A cannibal has admitted to killing a man and then making sausages and meatballs from his corpse.
He was so proud of his culinary achievements, including rib dishes, that he posted short video clips on the Internet, according to police who removed the offensive footage.
The 21-year-old – who worked as a chef – confessed to police in the Russian city of Murmansk saying that he had a strong desire to eat human flesh.
He had used a gay dating website to lure his victim, aged 32, to his flat where he brutally knifed him to death before cutting off his head and feet.
Investigator Fedor Bludenov said yesterday: ‘The defendant wanted to try eating at least ten people in the future.
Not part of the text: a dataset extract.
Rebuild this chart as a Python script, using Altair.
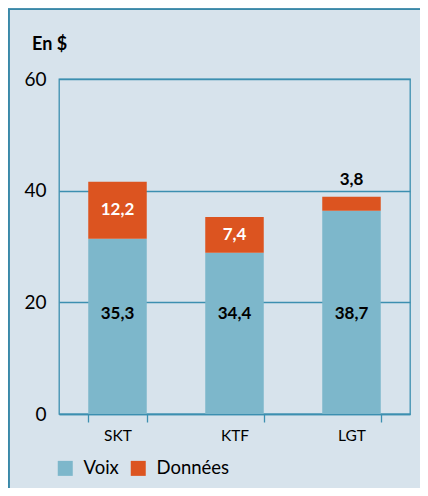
import altair as alt
import pandas as pd

operators = ["SKT", "KTF", "LGT"]
voix = [31.4, 28.9, 36.4]
donnees = [10.2, 6.4, 2.5]
voix_labels = ["35,3", "34,4", "38,7"]
donnees_labels = ["12,2", "7,4", "3,8"]
donnees_inside = [True, True, False]
series = ["Voix", "Données"]
colors = ["#7db7cb", "#dc5420"]
y_ticks = [0, 20, 40, 60]
unit_title = ["En $"]

LINE = "#3c8fb0"
FONT = "Lato"

rows = []
for i, op in enumerate(operators):
    rows.append({"op": op, "serie": "Voix", "val": voix[i], "ord": 0})
    rows.append({"op": op, "serie": "Données", "val": donnees[i], "ord": 1})
bars_df = pd.DataFrame(rows)

lab_rows = []
for i, op in enumerate(operators):
    if donnees_inside[i]:
        y = voix[i] + donnees[i] / 2
        col = "white"
    else:
        y = voix[i] + donnees[i] + 3
        col = "black"
    lab_rows.append({"op": op, "txt": donnees_labels[i], "y": y, "col": col})
don_df = pd.DataFrame(lab_rows)
voix_df = pd.DataFrame({"op": operators, "txt": voix_labels})
title_df = pd.DataFrame({"t": unit_title})

xenc = alt.X(
    "op:N",
    sort=operators,
    scale=alt.Scale(paddingInner=0.5, paddingOuter=0.25),
    axis=alt.Axis(
        title=None, labelAngle=0, tickBand="extent", tickSize=8, tickColor=LINE,
        tickWidth=1.3, domainColor=LINE, domainWidth=1.5, labelFontSize=15.5,
        labelColor="black", labelPadding=6, labelFont=FONT, grid=False,
    ),
)
yscale = alt.Scale(domain=[0, 60], nice=False, zero=True)

bars = alt.Chart(bars_df).mark_bar().encode(
    x=xenc,
    y=alt.Y(
        "val:Q", stack="zero", scale=yscale,
        axis=alt.Axis(
            title=None, values=y_ticks, ticks=False, domain=False, grid=True,
            gridColor=LINE, gridWidth=1.3, gridOpacity=1, labelFontSize=19,
            labelColor="black", labelPadding=13, labelFont=FONT,
        ),
    ),
    color=alt.Color(
        "serie:N",
        scale=alt.Scale(domain=series, range=colors),
        legend=alt.Legend(
            title=None, orient="none", direction="horizontal", legendX=-3,
            legendY=380, symbolType="square", symbolSize=225, symbolStrokeWidth=0,
            symbolOpacity=1, labelFontSize=18.5, labelFont=FONT, labelColor="black",
            labelOffset=9, columnPadding=10,
        ),
    ),
    order=alt.Order("ord:Q"),
)

voix_text = alt.Chart(voix_df).mark_text(
    font=FONT, fontSize=17, fontWeight="bold", color="black", baseline="middle"
).encode(x=alt.X("op:N", sort=operators), y=alt.YDatum(18), text="txt:N")

don_text = alt.Chart(don_df).mark_text(
    font=FONT, fontSize=17, fontWeight="bold", baseline="middle"
).encode(
    x=alt.X("op:N", sort=operators),
    y=alt.Y("y:Q", scale=yscale),
    text="txt:N",
    color=alt.Color("col:N", scale=None),
)

title_text = alt.Chart(title_df).mark_text(
    font=FONT, fontSize=18, fontWeight="bold", color="black", align="left",
    baseline="alphabetic",
).encode(x=alt.value(-27), y=alt.value(-29), text="t:N")

frame_left = alt.Chart(voix_df).mark_rule(color="#3a88a8", strokeWidth=1.6).encode(
    x=alt.value(-50.2), y=alt.value(-70), y2=alt.value(420)
)
frame_top = alt.Chart(voix_df).mark_rule(color="#3a88a8", strokeWidth=1.6).encode(
    x=alt.value(-51), x2=alt.value(372), y=alt.value(-69.8)
)

chart = alt.layer(frame_left, frame_top, bars, voix_text, don_text, title_text).properties(
    width=351,
    height=335,
    autosize=alt.AutoSizeParams(type="none"),
    padding={"left": 51, "top": 71, "right": 10, "bottom": 74},
).configure(background="#d7e3ec").configure_view(stroke=LINE, strokeWidth=1.3)

chart.save("out.html", embed_options={"renderer": "svg", "actions": False})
‘The accused stabbed the man a few times, and after having assured himself that his victim was dead, he cut up his body and ate him.’
Mr Bludenov added: ‘It wasn’t that he had an extraordinary hatred for those of a different sexual orientation, but he was sure that such people would keep a secret about who they were meeting, so it would be harder to catch him.’
However the 52-year-old mother of the dead man – named only as Roman E – called the police and shared details of the websites her son used to find partners, leading to the killer’s arrest.
A source said: ‘Nothing like this has happened in Murmansk for 20 years.’
The accused, from a wealthy Arctic family, faces up to 15 years in prison if he is found guilty, but will first face a psychiatric examination to see if he is fit to stand trial.
Murmansk is the largest city in the world above the Arctic Circle with a population of 300,000. During the long winters, the temperature regularly drops to minus 14C.
This is the latest in a number of cannibal cases in Russia. In May an unemployed man killed his drinking partner and butchered his body in his Moscow flat.
In St Petersburg in 2009, two cannibals killed a 16-year-old girl, cut her up and ate parts of her body. The young men explained at their trial that they were ‘very hungry’. They were found guilty of murder and sentenced to 18 and 19 years.